■ Data supplied

======

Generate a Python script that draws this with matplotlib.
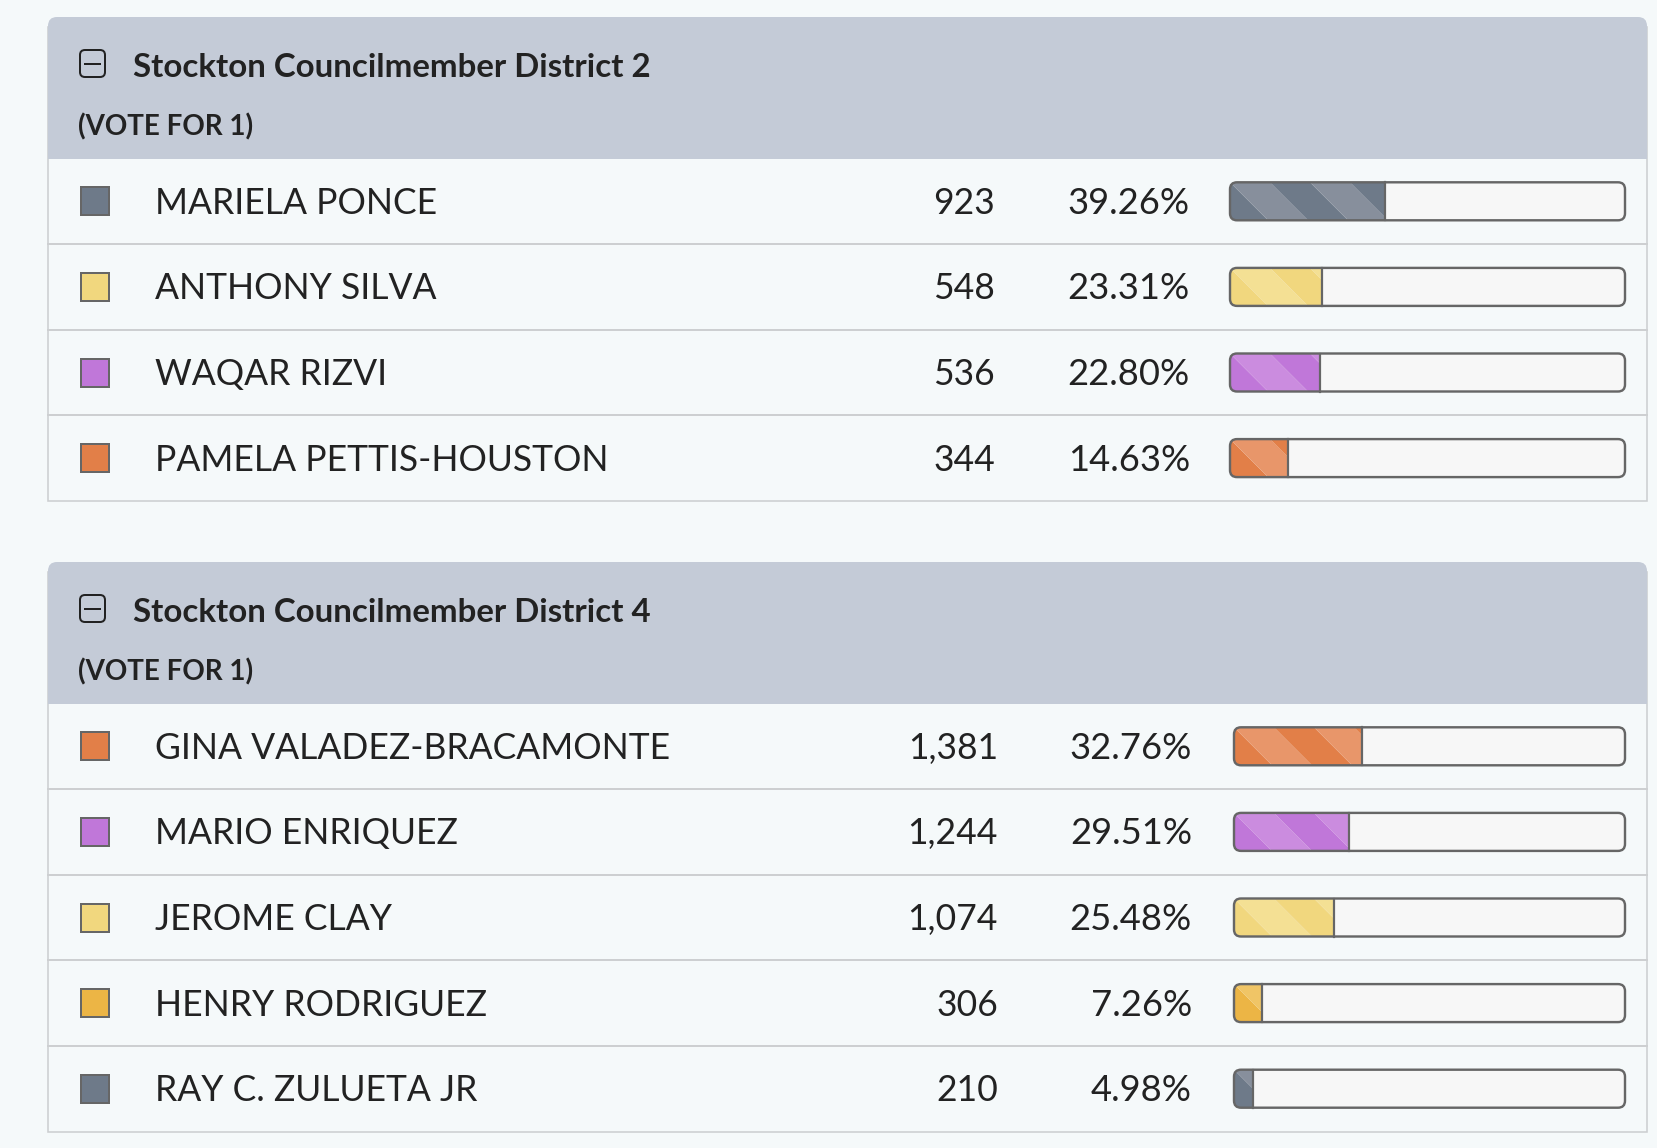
import matplotlib
matplotlib.use("Agg")
import matplotlib.pyplot as plt
from matplotlib.patches import FancyBboxPatch, Rectangle, Polygon

# ---- data ----
titles = ["Stockton Councilmember District 2", "Stockton Councilmember District 4"]
subtitle = "(VOTE FOR 1)"

d2_names = ["MARIELA PONCE", "ANTHONY SILVA", "WAQAR RIZVI", "PAMELA PETTIS-HOUSTON"]
d2_votes = [923, 548, 536, 344]
d2_pct = [39.26, 23.31, 22.80, 14.63]
d2_colors = ["gray", "yellow", "purple", "orange"]

d4_names = ["GINA VALADEZ-BRACAMONTE", "MARIO ENRIQUEZ", "JEROME CLAY",
            "HENRY RODRIGUEZ", "RAY C. ZULUETA JR"]
d4_votes = [1381, 1244, 1074, 306, 210]
d4_pct = [32.76, 29.51, 25.48, 7.26, 4.98]
d4_colors = ["orange", "purple", "yellow", "gold", "gray"]

# (base, lighter stripe)
palette = {
    "gray": ("#6e7a89", "#878f9c"),
    "yellow": ("#f1d77e", "#f4e094"),
    "purple": ("#c077d9", "#cb8cdf"),
    "orange": ("#e27f48", "#e8966a"),
    "gold": ("#ecb545", "#f0c566"),
}

W, H = 1658, 1148
BG = "#f5f9fa"
HEADER = "#c4cbd7"
LINE = "#cdcfd1"
TEXT = "#222222"

fig = plt.figure(figsize=(W / 100, H / 100), dpi=100)
fig.patch.set_facecolor(BG)
ax = fig.add_axes([0, 0, 1, 1])
ax.set_xlim(0, W)
ax.set_ylim(H, 0)
ax.axis("off")

PX = 72 / 100  # points per pixel


def draw_bar(ax, left, right, yc, pct, cname):
    h = 38
    top = yc - h / 2
    dark, light = palette[cname]
    fill_end = left + (right - left) * pct / 100.0
    outer = FancyBboxPatch((left, top), right - left, h,
                           boxstyle="round,pad=0,rounding_size=7",
                           fc="#f7f7f7", ec="none", zorder=3)
    ax.add_patch(outer)
    band = 40
    k = -2
    while left + band * k < fill_end + band:
        x0 = left + band * k
        poly = Polygon([(x0, top), (x0 + band, top), (x0 + band + h, top + h), (x0 + h, top + h)],
                       closed=True, fc=light if k % 2 == 0 else dark, ec="none", zorder=4)
        ax.add_patch(poly)
        poly.set_clip_path(outer)
        k += 1
    cover = Rectangle((fill_end, top - 2), right - fill_end + 2, h + 4, fc="#f7f7f7", ec="none", zorder=5)
    ax.add_patch(cover)
    cover.set_clip_path(outer)
    ax.plot([fill_end, fill_end], [top, top + h], color="#666666", lw=2.2 * PX, zorder=6)
    ax.add_patch(FancyBboxPatch((left, top), right - left, h,
                                boxstyle="round,pad=0,rounding_size=7",
                                fc="none", ec="#666666", lw=2.4 * PX, zorder=7))


def draw_panel(ax, top, title, names, votes, pct, colors, cols):
    left, right = 48, 1647
    head_h = 141.5
    row_h = 85.6
    vote_x, pct_x, bar_l, bar_r = cols
    n = len(names)
    bottom = top + head_h + row_h * n

    # outline
    ax.add_patch(Rectangle((left, top + 10), right - left, bottom - top - 10,
                           fc=BG, ec=LINE, lw=1.6 * PX, zorder=1))
    # header with rounded top corners
    ax.add_patch(FancyBboxPatch((left, top), right - left, head_h,
                                boxstyle="round,pad=0,rounding_size=9",
                                fc=HEADER, ec="none", zorder=2))
    ax.add_patch(Rectangle((left, top + 20), right - left, head_h - 20,
                           fc=HEADER, ec="none", zorder=2))

    # collapse icon
    ax.add_patch(FancyBboxPatch((80, top + 33), 25, 27,
                                boxstyle="round,pad=0,rounding_size=5",
                                fc="none", ec="#222222", lw=2.0 * PX, zorder=3))
    ax.plot([85, 100], [top + 46.5, top + 46.5], color="#222222", lw=2.0 * PX, zorder=3)

    ax.text(133, top + 60, title, fontsize=23.8, fontweight="bold",
            color=TEXT, ha="left", va="baseline", zorder=3)
    ax.text(78, top + 118, subtitle, fontsize=20, fontweight="bold",
            color=TEXT, ha="left", va="baseline", zorder=3)

    for i in range(n):
        r_top = top + head_h + row_h * i
        yc = r_top + row_h / 2
        if i > 0:
            ax.plot([left, right], [r_top, r_top], color=LINE, lw=2.0 * PX, zorder=2)
        dark, light = palette[colors[i]]
        ax.add_patch(Rectangle((81, yc - 14), 28, 28, fc=dark, ec="#666666",
                               lw=2.0 * PX, zorder=3))
        base = yc + 12.5
        ax.text(155, base, names[i], fontsize=25.6, color=TEXT,
                ha="left", va="baseline", zorder=3)
        ax.text(vote_x, base, f"{votes[i]:,}", fontsize=25.6, color=TEXT,
                ha="right", va="baseline", zorder=3)
        ax.text(pct_x, base, f"{pct[i]:.2f}%", fontsize=26.2, color=TEXT,
                ha="right", va="baseline", zorder=3)
        draw_bar(ax, bar_l, bar_r, yc, pct[i], colors[i])


plt.rcParams["font.family"] = ["Lato", "DejaVu Sans"]

draw_panel(ax, 17, titles[0], d2_names, d2_votes, d2_pct, d2_colors,
           (995, 1190, 1230, 1625))
draw_panel(ax, 562, titles[1], d4_names, d4_votes, d4_pct, d4_colors,
           (998, 1192, 1234, 1625))

fig.savefig("out.png", dpi=100, facecolor=BG)
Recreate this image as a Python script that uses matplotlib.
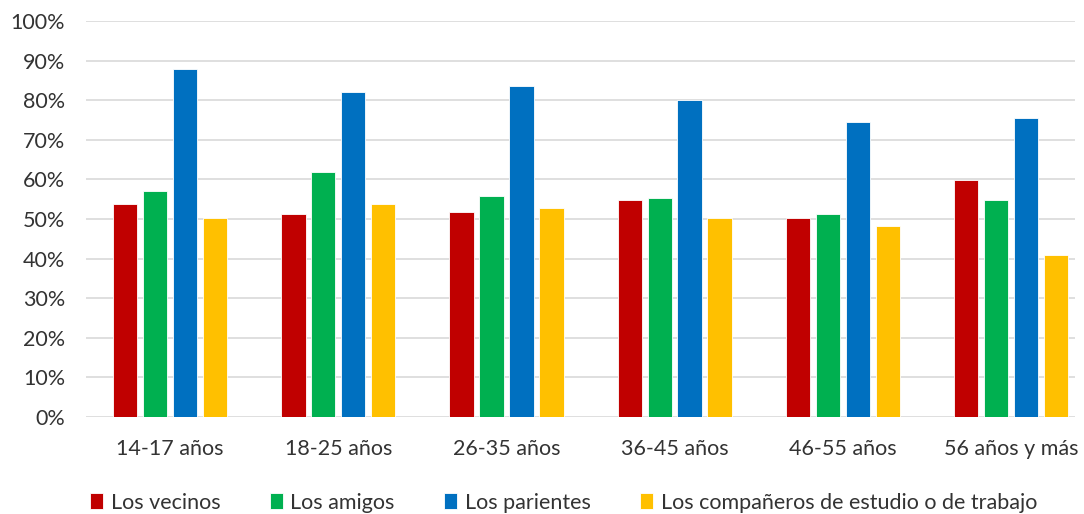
import matplotlib
matplotlib.use('Agg')
import matplotlib.pyplot as plt
import numpy as np

grupos = ['14-17 años', '18-25 años', '26-35 años', '36-45 años', '46-55 años', '56 años y más']
series = ['Los vecinos', 'Los amigos', 'Los parientes', 'Los compañeros de estudio o de trabajo']
vecinos = [53.7, 51.2, 51.8, 54.8, 50.2, 59.8]
amigos = [57.2, 61.8, 55.7, 55.2, 51.2, 54.7]
parientes = [88.0, 82.0, 83.6, 80.1, 74.4, 75.5]
companeros = [50.2, 53.7, 52.7, 50.2, 48.2, 41.0]
colores = ['#C00000', '#00B050', '#0070C0', '#FFC000']

plt.rcParams['font.family'] = ['Lato', 'DejaVu Sans']
texto = '#333333'

fig = plt.figure(figsize=(10.84, 5.14), dpi=100)
ax = fig.add_axes([0.0793, 0.1887, 0.9124, 0.7703])

x = np.arange(len(grupos))
paso = 0.178
ancho = 0.145
datos = [vecinos, amigos, parientes, companeros]
for i, (nombre, vals) in enumerate(zip(series, datos)):
    ax.bar(x + (i - 1.5) * paso, np.array(vals) / 100, width=ancho, color=colores[i],
           edgecolor='white', linewidth=0.6, label=nombre, zorder=3)

ax.set_xlim(-0.5, 5.38)
ax.set_ylim(0, 1)
ax.set_yticks(np.arange(0, 1.01, 0.1))
ax.set_yticklabels(['%d%%' % v for v in range(0, 101, 10)])
ax.set_xticks(x)
ax.set_xticklabels(grupos)
ax.grid(axis='y', color='#D9D9D9', linewidth=1.2, zorder=0)
for s in ax.spines.values():
    s.set_visible(False)
ax.tick_params(length=0, labelsize=15.5, colors=texto)
ax.tick_params(axis='x', pad=16)
ax.tick_params(axis='y', pad=15)

fig.legend(loc='lower center', bbox_to_anchor=(0.52, -0.035), ncol=4, frameon=False,
           fontsize=15.5, labelcolor=texto, handlelength=0.6, handleheight=0.75,
           handletextpad=0.35, columnspacing=2.3)

plt.savefig('out.png', dpi=100)
plt.close()
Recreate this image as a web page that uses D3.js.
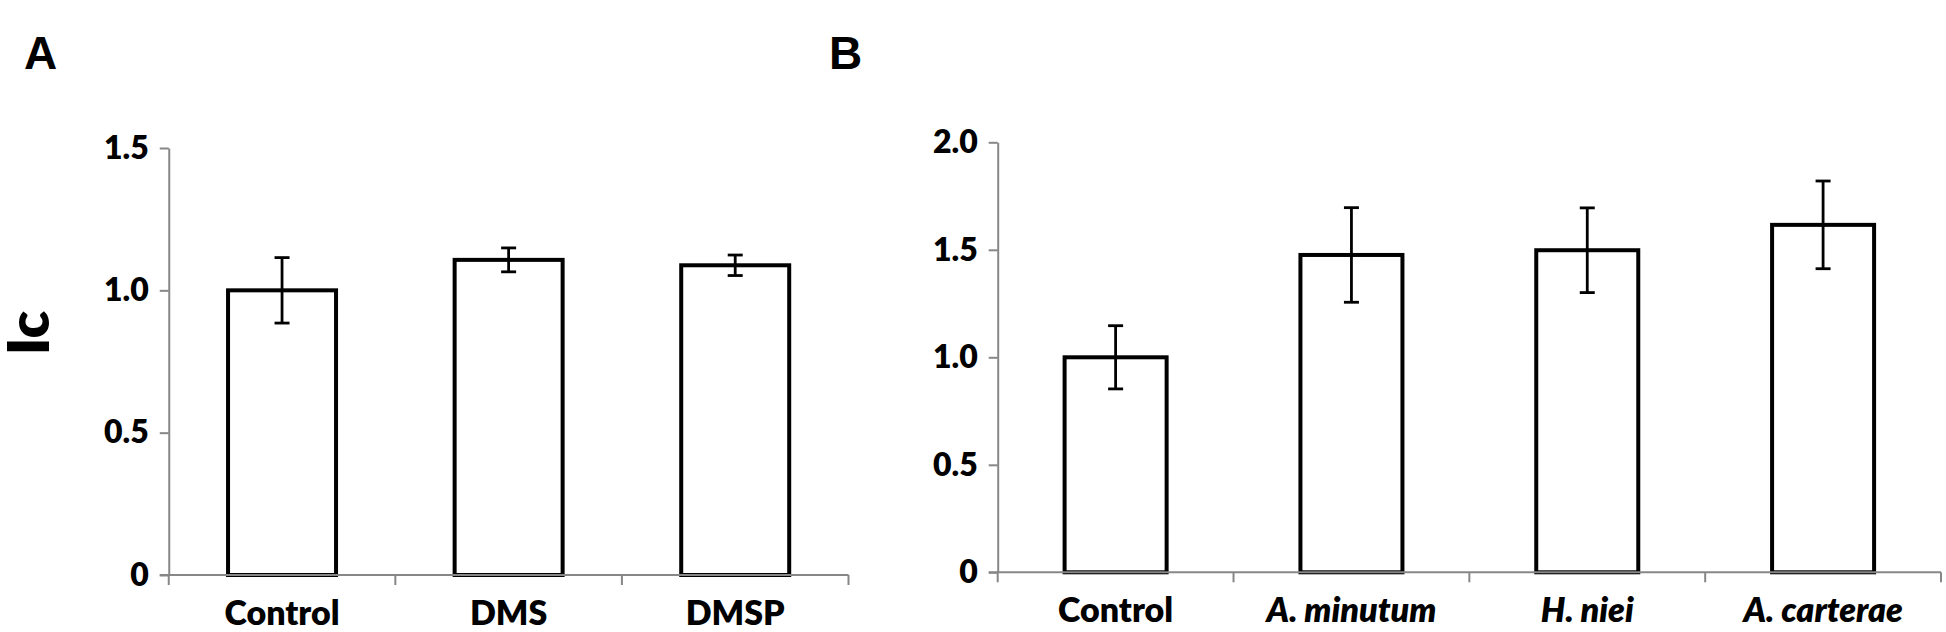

======

■ What the task asks
Only the lines between the line with "Recreate this image as a Python" and the line with "import numpy as np", inclusive, should be reproduced, exactly as written and without pictures.

■ Written answer
Recreate this image as a Python script that uses matplotlib.
import matplotlib
matplotlib.use('Agg')
import matplotlib.pyplot as plt
import numpy as np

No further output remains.